Rudyard Kipling described the South Downs as "Our blunt, bow-headed whale-backed Downs”. This landscape of rolling hills and valleys is underpinned by its geology. Thin soils and unimproved flower rich grassland overlay white porous chalk (limestone) made up of dead marine animals laid down over millions of years. This porous rock holds much of the drinking water the people of Sussex rely on. Clean chalk springs surge from the base of its scarp slopes, such as the one found at Fulking and Edburton. These springs fed streams meander through the landscape supporting an unusual diversity of wildlife including important fish populations and many specialist insect species.

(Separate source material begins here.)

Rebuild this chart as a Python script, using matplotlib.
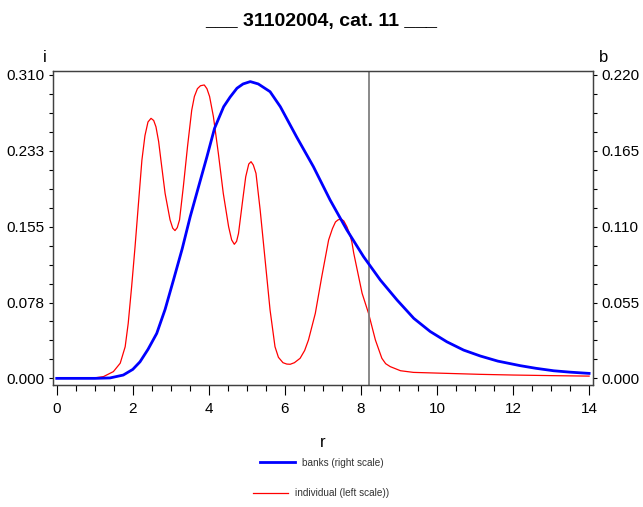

An iconic landscape of Sussex and Hampshire this linear feature is made up of closely cropped grassland, arable fields and steeply growing “Hanger woods”. Archaeological evidence has revealed that this landscape has been inhabited and utilized for thousands of years. This can be seen in the ancient hillforts and earthworks found along its length. Many of its rare habitats are the result of this human influence, something we try and emulate to avoid further loss.
Why is it Special?
Downland turf is one this country’s richest habitats. One of the most common statistics used to define this unimproved grassland is “up to 50 different plants can be recorded in one square meter of turf”. More plants can be found in a square of Downland turf than in any other habitat. These include many rarities such as round headed rampion, chalk milkwort and bastard toad flax. These rare species sit cheek by jowl with different grasses including quaking grass and sheeps fescue, flowering plants including birds foot trefoil and wild thyme, orchids such as burnt orchid and musk. All provide valuable food and shelter to many species of insect and butterfly. Downland butterflies include Adonis blue and silver spotted skipper and moths such as scarce forester.
However this rare chalk grassland habitat has declined by over 90% over the twentieth century. Neglect and changing farming practices have seen many flower rich meadows disappear under scrub, woodland or just ploughed up.
How do we manage it?
Historically this landscape was the result of hundreds of years of intense sheep grazing. However with many ancient meadows now under scrub and woodland its management is much harder. Grazing with sheep and cattle though still at the heart of how we manage this habitat many hours are spent clearing scrub and woodland from its steep slopes. Over the winter month’s volunteers help clear areas of scrub followed in the summer with more cutting and raking off of the regrowth. This is always followed up with grazing.
Restoration of these rare and rich grasslands can take many decades of aftercare once lost.
When to visit?
Winter can provide you with views of the beautiful bare bones of this rolling landscape. However summer is the best time. Between May and August many of our rare butterflies and wild flowers can be enjoyed. You have two opportunities to see Adonis blue butterflies as they have two broods, one in May then again in August.